(Editor’s note: A special thanks goes out to Ms. Ruth Tong for submitting two very well written, passionate and powerful stories around the value of Interdependence. Thank you for your contributions to our writing project!!!)
Interdependence, Part II
Written by: Ruth Tong, Intake Specialist, Child and Family Services
My father, Gabriel Okitkon of Koyuk, was a wonderful provider, a great hunter and fisherman. He was a very gentle, quiet person married to my outgoing mother. They were a great pair, and wonderful parents.
I always knew Dad provided for myself and six brothers and sisters, and also another family in Koyuk, a divorced mother and her four children. They’d come with us to our fish and berry camp down the coast from Koyuk every summer. What I didn’t know until much later was that he helped raise his four nephews and one niece after his brother and sister-in-law died of the epidemics that hit the coastal villages in mid-20th century.
In addition, my sister, Lois, who moved to the town of Unalakleet in the early 1980s, told me about one of our older cousins from Unalakleet, Laura. Laura would give Lois and her family Native food regularly – berries, dried fish, seal oil, greens, etc. Lois was very appreciative, but after a while, she told Laura she was getting embarrassed for taking so much. Laura told Lois, “I’m just trying to repay your father.”
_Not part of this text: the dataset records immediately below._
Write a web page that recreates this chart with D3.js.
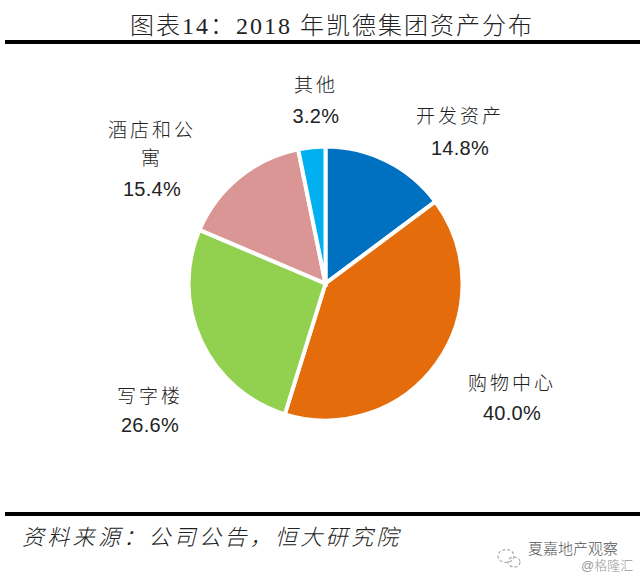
<!DOCTYPE html>
<html>
<head>
<meta charset="utf-8">
<script src="https://cdnjs.cloudflare.com/ajax/libs/d3/7.8.5/d3.min.js"></script>
<style>
  html, body { margin: 0; padding: 0; background: #fff; }
  text { font-family: "Liberation Sans", "Noto Sans CJK SC", sans-serif; font-weight: 300; }
</style>
</head>
<body>
<svg id="grafico" width="640" height="576"></svg>
<script>
const categorias = ["开发资产", "购物中心", "写字楼", "酒店和公寓", "其他"];
const valores = [14.8, 40.0, 26.6, 15.4, 3.2];
const colores = ["#0070c0", "#e46c0a", "#92d050", "#d99694", "#00b0f0"];

const svg = d3.select("#grafico");

svg.append("rect").attr("width", 640).attr("height", 576).attr("fill", "#fff");

// titulo
svg.append("text").attr("x", 130).attr("y", 34)
  .attr("font-size", 24).attr("letter-spacing", 2).attr("fill", "#222")
  .style("font-family", '"Liberation Serif", "Noto Sans CJK SC", serif')
  .text("图表14：2018 年凯德集团资产分布");

// lineas negras
svg.append("rect").attr("x", 5).attr("y", 40).attr("width", 635).attr("height", 4).attr("fill", "#000");
svg.append("rect").attr("x", 5).attr("y", 512).attr("width", 635).attr("height", 4).attr("fill", "#000");

// pie
const pie = d3.pie().sort(null)(valores);
const arco = d3.arc().innerRadius(0).outerRadius(137);
const g = svg.append("g").attr("transform", "translate(325.5,283.5)");
g.selectAll("path").data(pie).enter().append("path")
  .attr("d", arco)
  .attr("fill", (d, i) => colores[i])
  .attr("stroke", "#fff")
  .attr("stroke-width", 4);

// donde va cada etiqueta, en el mismo orden que categorias
// yNombre: linea base del nombre, yValor: linea base del porcentaje
const xEtiqueta = [460, 512, 150, 152, 316];
const yNombre = [123, 390, 403, 137, 92];
const yValor = [155, 420, 432, 196, 123];
const maxCaracteres = 4;  // el nombre salta de linea despues de 4 caracteres
const altoLinea = 28;

categorias.forEach((nombre, i) => {
  const lineas = [];
  for (let c = 0; c < nombre.length; c += maxCaracteres) {
    lineas.push(nombre.slice(c, c + maxCaracteres));
  }
  lineas.forEach((t, k) => {
    svg.append("text").attr("x", xEtiqueta[i]).attr("y", yNombre[i] + k * altoLinea)
      .attr("text-anchor", "middle")
      .attr("font-size", 19).attr("letter-spacing", 3).attr("fill", "#222").text(t);
  });
  svg.append("text").attr("x", xEtiqueta[i]).attr("y", yValor[i]).attr("text-anchor", "middle")
    .attr("font-size", 20).attr("letter-spacing", 0.3).attr("fill", "#222")
    .text(valores[i].toFixed(1) + "%");
});

// fuente
svg.append("text").attr("x", 22).attr("y", 545).attr("font-size", 22)
  .attr("letter-spacing", 3.3).attr("font-style", "italic").attr("fill", "#222")
  .text("资料来源：公司公告，恒大研究院");

// marca de agua: icono y textos
const icono = svg.append("g").attr("fill", "none").attr("stroke", "#aaa")
  .attr("stroke-width", 1.2).attr("stroke-dasharray", "3 2");
icono.append("ellipse").attr("cx", 506).attr("cy", 556).attr("rx", 8).attr("ry", 6.5);
icono.append("ellipse").attr("cx", 514).attr("cy", 562).attr("rx", 6).attr("ry", 5);

svg.append("text").attr("x", 528).attr("y", 554).attr("font-size", 15).attr("fill", "#555").text("夏嘉地产观察");
svg.append("text").attr("x", 581).attr("y", 570).attr("font-size", 13).attr("fill", "#999").text("@格隆汇");
</script>
</body>
</html>
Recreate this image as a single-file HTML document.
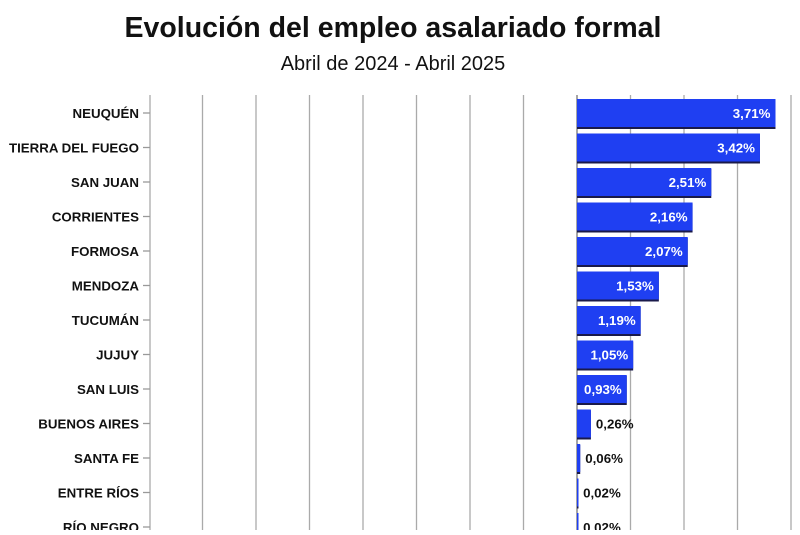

Laura explained that both her parents died of illness when Laura was about 16, in the 1940s. She had four or five younger brothers and sisters. My father would trap various animals outside Koyuk and take the furs to the Unalakleet trading post. From the proceeds, he’d buy 50-pound bags of flour and sugar and cases of evaporated milk for Laura and her family. Laura said our father enabled her to keep her brothers and sisters with her, and Laura raised them.
Another of my older cousins, also named Laura, told me that my father was a “crack shot,” able to shoot a target with great accuracy. She said that he was one of the first hunters to kill a moose when moose first started appearing in the Seward Peninsula area. Dad was on a bluff near Koyuk when there was ice in the bay, and he shot a moose in the ear from 100 yards with a .22; it fell over, dead. I told my son, Kenneth, he got his shooting ability from my father. Kenny was on the University of Nevada Reno rifle team his first two years of college, on a rifle team scholarship. He used to enter adult rifle matches in the state of Hawaii starting at age 15, and win them against Marine and Army snipers. The snipers would ask me, how old is your son? When I’d say 15, they’d stalk off in disgust at having lost to a teenager.
An elder from Unalakleet, Gilbert, told me a few months ago that Dad was a fast runner too. When Gilbert was a boy, he and some other children were watching Dad approach by dog team from Koyuk. Dad’s sled got caught on a chunk of ice, so dad got off his sled to free it. The dogs bolted off, Dad ran after them, and caught the team. Gilbert said he never saw anyone run so fast. He exclaimed, “This was in the 1930s. We never heard of the Olympics in our part of the country. He could have beaten Jesse Owens!”
So, you can see the attributes that made my father a great hunter, provider, and how he was able to care for a great many others besides his immediate family. I think he was the epitome of the Native value of sharing and interdependence.